A later afternoon session discusses new FPGAs from the two powerhouses: Xilinx, and Altera. More intriguing is a presentation from SiliconBlue, a start up focusing on low-power FPGAs. FPGAs and low power and don’t typically go together, with ASICs often having an order of magnitude advantage or more. From a technical angle, SiliconBlue bears watching to understand how they improve their power efficiency relative to existing FPGAs and ASICs. One complication is that quantitative FPGA vs. ASIC comparison are almost inevitably skewed and unfair (e.g. a 40nm FPGA is probably comparable to a 130nm or 90nm ASIC, not a 40nm ASIC).
The last session is the one most likely to live up to the name of the conference – high-end server processors. Sun will start with Rainbow Falls, which is the third generation of the Niagara line, presumably manufactured in a 45nm process at TI. It is unclear whether the microarchitecture of the individual processor cores has changed substantially from Niagara II; a little innovation there would be welcome – and Oracle customers would certainly appreciate more ILP. More likely the focus is on improving the system architecture to be more scalable and well suited to enterprise workloads – existing multi-socket Niagara-based servers from Sun do not increase memory bandwidth or capacity when adding more sockets. This can be problematic as the memory capacity/core and bandwidth/core decreases – additionally workloads with large memory foot prints cannot simply be addressed by adding more processors.
New Information on POWER7
Last of all, IBM will make the first public disclosures on the POWER7 in two separate presentations. Presumably the first focuses on the processor microarchitecture, while the second addresses the system interfaces and architecture. We have already sussed out several of the features that IBM will announce, as discussed below.
The POWER7 will be a substantial departure from the POWER6, focusing less on frequency and more on power efficiency through multiple cores. In many respects, this change parallels Intel’s “right hand turn” in 2005 that doomed the P4. Both IBM and Intel claimed at ISCA 29 that peak performance (ignoring power) was achieved by high frequency designs with 10-20 FO4 delays per pipe stage. While the P4 and POWER6 are not direct results of this research, the two chips were unarguably influenced by this line of thinking. Both microarchitectures were built from the ground up for and achieved remarkable frequencies, at the cost of power efficiency. Hopefully IBM’s return to a more balanced design will be accompanied by disclosure of power draw and thermal dissipation numbers for the POWER7, and a comparison to the prior generation.

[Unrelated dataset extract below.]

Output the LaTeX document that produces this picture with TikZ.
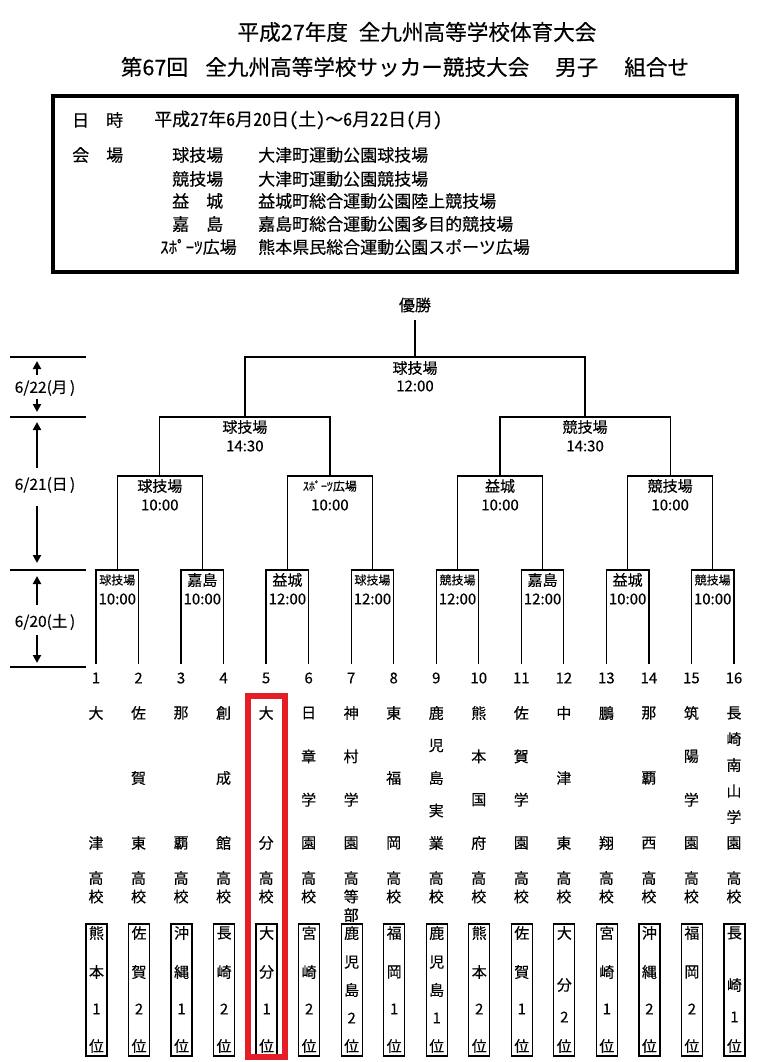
\documentclass[tikz,border=0pt]{standalone}
\usepackage{fontspec}
\setmainfont{Noto Sans CJK JP}[UprightFeatures={FakeBold=0.3}]
\newfontfamily\hwfont{Noto Sans CJK JP}[RawFeature=+hwid,FakeBold=0.3]
\usetikzlibrary{arrows.meta,calc}
\definecolor{redc}{RGB}{228,30,38}
\tikzset{
  ln/.style={line width=1.3pt},
  arr/.style={line width=2pt,-{Triangle[width=8pt,length=8pt]}},
  titlef/.style={inner sep=0,font=\fontsize{21.6}{22}\selectfont},
  info/.style={inner sep=0,font=\fontsize{17}{17}\selectfont},
  lbl/.style={inner sep=0,font=\fontsize{15}{15}\selectfont},
  slbl/.style={inner sep=0,font=\fontsize{12}{12}\selectfont},
  datef/.style={inner sep=0,font=\fontsize{15.5}{16}\selectfont},
  rbox/.style={draw,line width=1.3pt,minimum width=21pt,minimum height=132pt,inner sep=0},
}
\begin{document}
\begin{tikzpicture}[x=1pt,y=-1pt]
\useasboundingbox (0,0) rectangle (758,1062);
% title
\node[titlef] (t1) at (417,32) {平成27年度\hspace{0.5em}全九州高等学校体育大会};
\node[titlef] (t2) at (405,67) {第67回\hspace{0.8em}全九州高等学校サッカー競技大会\hspace{1.2em}男子\hspace{1.2em}組合せ};
% info box
\node[draw,line width=3.8pt,minimum width=684pt,minimum height=176pt,inner sep=0] (box) at (395,184) {};
\node[info,anchor=west] (i1) at (72,120) {日\hspace{1em}時};
\node[info,anchor=west,font=\fontsize{18}{18}\hwfont] (i2) at (154,120) {平成27年6月20日(土){\rmfamily ～}6月22日(月)};
\node[info,anchor=west] (i3) at (72,155) {会\hspace{1em}場};
\node[info,anchor=west] (v1) at (172,155) {球技場};
\node[info,anchor=west] (v2) at (172,179) {競技場};
\node[info,anchor=west] (v3) at (172,201) {益\hspace{1em}城};
\node[info,anchor=west] (v4) at (172,224) {嘉\hspace{1em}島};
\node[info,anchor=west] (v5) at (160,247) {ｽﾎﾟｰﾂ広場};
\node[info,anchor=west] (w1) at (258,155) {大津町運動公園球技場};
\node[info,anchor=west] (w2) at (258,179) {大津町運動公園競技場};
\node[info,anchor=west] (w3) at (258,201) {益城町総合運動公園陸上競技場};
\node[info,anchor=west] (w4) at (258,224) {嘉島町総合運動公園多目的競技場};
\node[info,anchor=west] (w5) at (258,247) {熊本県民総合運動公園スポーツ広場};
% date scale
\coordinate (sl1) at (10,357); \coordinate (sr1) at (86,357);
\coordinate (sl2) at (10,417); \coordinate (sr2) at (86,417);
\coordinate (sl3) at (10,570); \coordinate (sr3) at (86,570);
\coordinate (sl4) at (10,667); \coordinate (sr4) at (86,667);
\foreach \k in {1,...,4}{\draw[ln] (sl\k) -- (sr\k);}
\node[datef] (d1) at (45,388) {6/22(月\,)};
\node[datef] (d2) at (45,485) {6/21(日\,)};
\node[datef] (d3) at (45,622) {6/20(土\,)};
\coordinate (a1s) at (37,375); \coordinate (a1e) at (37,361);
\coordinate (a2s) at (37,399); \coordinate (a2e) at (37,412);
\coordinate (a3s) at (37,468); \coordinate (a3e) at (37,422);
\coordinate (a4s) at (37,506); \coordinate (a4e) at (37,563);
\coordinate (a5s) at (37,605); \coordinate (a5e) at (37,576);
\coordinate (a6s) at (37,635); \coordinate (a6e) at (37,663);
\foreach \k in {1,...,6}{\draw[arr] (a\k s) -- (a\k e);}
% bracket coordinates
\foreach \i in {1,...,16}{
  \pgfmathsetmacro\xx{96+(\i-1)*42.53}
  \coordinate (p\i) at (\xx,664);
  \node[lbl] (num\i) at (\xx,678) {\i};
}
\foreach \k in {1,...,8}{\coordinate (a\k) at ({96+(2*\k-1.5)*42.53},570);}
\foreach \k in {1,...,4}{\coordinate (c\k) at ({96+(4*\k-2.5)*42.53},476);}
\foreach \k in {1,2}{\coordinate (e\k) at ({96+(8*\k-4.5)*42.53},417);}
\coordinate (f) at ({96+7.5*42.53},357);
\node[lbl,font=\fontsize{16}{16}\selectfont] (champ) at ({96+7.5*42.53},305) {優勝};
\coordinate (fc) at ({96+7.5*42.53},320);
% bracket lines
\foreach \k in {1,...,8}{
  \pgfmathtruncatemacro\l{2*\k-1}\pgfmathtruncatemacro\r{2*\k}
  \draw[ln] (p\l) |- (a\k) -| (p\r);
}
\foreach \k in {1,...,4}{
  \pgfmathtruncatemacro\l{2*\k-1}\pgfmathtruncatemacro\r{2*\k}
  \draw[ln] (a\l) |- (c\k) -| (a\r);
}
\draw[ln] (c1) |- (e1) -| (c2);
\draw[ln] (c3) |- (e2) -| (c4);
\draw[ln] (e1) |- (f) -| (e2);
\draw[ln] (f) -- (fc);
% match labels
\node[lbl] (fv) at ($(f)+(0,11)$) {球技場};
\node[lbl] (ft) at ($(f)+(0,29)$) {12:00};
\node[lbl] (e1v) at ($(e1)+(0,10)$) {球技場};
\node[lbl] (e1t) at ($(e1)+(0,29)$) {14:30};
\node[lbl] (e2v) at ($(e2)+(0,10)$) {競技場};
\node[lbl] (e2t) at ($(e2)+(0,29)$) {14:30};
\foreach \k/\v/\s/\t in {1/球技場/lbl/10:00,2/ｽﾎﾟｰﾂ広場/slbl/10:00,3/益城/lbl/10:00,4/競技場/lbl/10:00}{
  \node[\s] (c\k v) at ($(c\k)+(0,10)$) {\v};
  \node[lbl] (c\k t) at ($(c\k)+(0,29)$) {\t};
}
\foreach \k/\v/\s/\t in {1/球技場/slbl/10:00,2/嘉島/lbl/10:00,3/益城/lbl/12:00,4/球技場/slbl/12:00,5/競技場/slbl/12:00,6/嘉島/lbl/12:00,7/益城/lbl/10:00,8/競技場/slbl/10:00}{
  \node[\s] (a\k v) at ($(a\k)+(0,10)$) {\v};
  \node[lbl] (a\k t) at ($(a\k)+(0,29)$) {\t};
}
% team names
\foreach \i/\n/\nm/\sf in {1/2/{大,津}/{高,校},2/3/{佐,賀,東}/{高,校},3/2/{那,覇}/{高,校},4/3/{創,成,館}/{高,校},5/2/{大,分}/{高,校},6/4/{日,章,学,園}/{高,校},7/4/{神,村,学,園}/{高,等,部},8/3/{東,福,岡}/{高,校},9/5/{鹿,児,島,実,業}/{高,校},10/4/{熊,本,国,府}/{高,校},11/4/{佐,賀,学,園}/{高,校},12/3/{中,津,東}/{高,校},13/2/{鵬,翔}/{高,校},14/3/{那,覇,西}/{高,校},15/4/{筑,陽,学,園}/{高,校},16/6/{長,崎,南,山,学,園}/{高,校}}{
  \pgfmathsetmacro\xx{96+(\i-1)*42.53}
  \foreach \c [count=\k] in \nm {
    \node[lbl] (nm\i-\k) at (\xx,{713+(\k-1)*130/(\n-1)}) {\c};
  }
  \foreach \c [count=\k] in \sf {
    \node[lbl] (sf\i-\k) at (\xx,{878+(\k-1)*18.5}) {\c};
  }
}
% ranking boxes
\foreach \i/\lst in {1/{熊/933,本/972,1/1009,位/1046},2/{佐/933,賀/972,2/1009,位/1046},3/{沖/933,縄/972,1/1009,位/1046},4/{長/933,崎/972,2/1009,位/1046},5/{大/933,分/972,1/1009,位/1046},6/{宮/933,崎/972,2/1009,位/1046},7/{鹿/933,児/962,島/990,2/1018,位/1046},8/{福/933,岡/972,1/1009,位/1046},9/{鹿/933,児/962,島/990,1/1018,位/1046},10/{熊/933,本/972,2/1009,位/1046},11/{佐/933,賀/972,1/1009,位/1046},12/{大/933,分/985,2/1017,位/1046},13/{宮/933,崎/972,1/1009,位/1046},14/{沖/933,縄/972,2/1009,位/1046},15/{福/933,岡/972,2/1009,位/1046},16/{長/933,崎/985,1/1017,位/1046}}{
  \pgfmathsetmacro\xx{96.5+(\i-1)*42.53}
  \node[rbox] (b\i) at (\xx,990) {};
  \foreach \c/\y [count=\k] in \lst {
    \node[lbl] (b\i-\k) at (\xx,\y) {\c};
  }
}
% highlight
\node[draw=redc,line width=5.5pt,minimum width=37pt,minimum height=361pt,inner sep=0] (hl) at (266.5,876.5) {};
\end{tikzpicture}
\end{document}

Since early 2007, there have been consistent and reliable rumors that the POWER7 will use on-die eDRAM for the last level cache. Based on presentations at ISSCC, eDRAM should have roughly twice the density of IBM’s SRAMs. It seems likely that the POWER7′s L3 cache will be around 16MB of eDRAM. This will hopefully reduce the need for external bandwidth, as the POWER6 systems will be very hard to improve upon; 300GB/s is just a tremendous amount of I/O period.
Given the jump in core and thread counts, the microarchitecture will probably improve on-chip synchronization latency (e.g. locks). Last, it appears that there are specific features in the processor to enable a cluster of POWER7 systems to appear as a single global shared memory system.
The Conference Awaits
That concludes our preview of Hot Chips this year. Naturally, more details will appear at the conference itself and detailed reports will trickle out afterwards. Until then, we’ve provided a few juicy details to contemplate and many questions to ponder.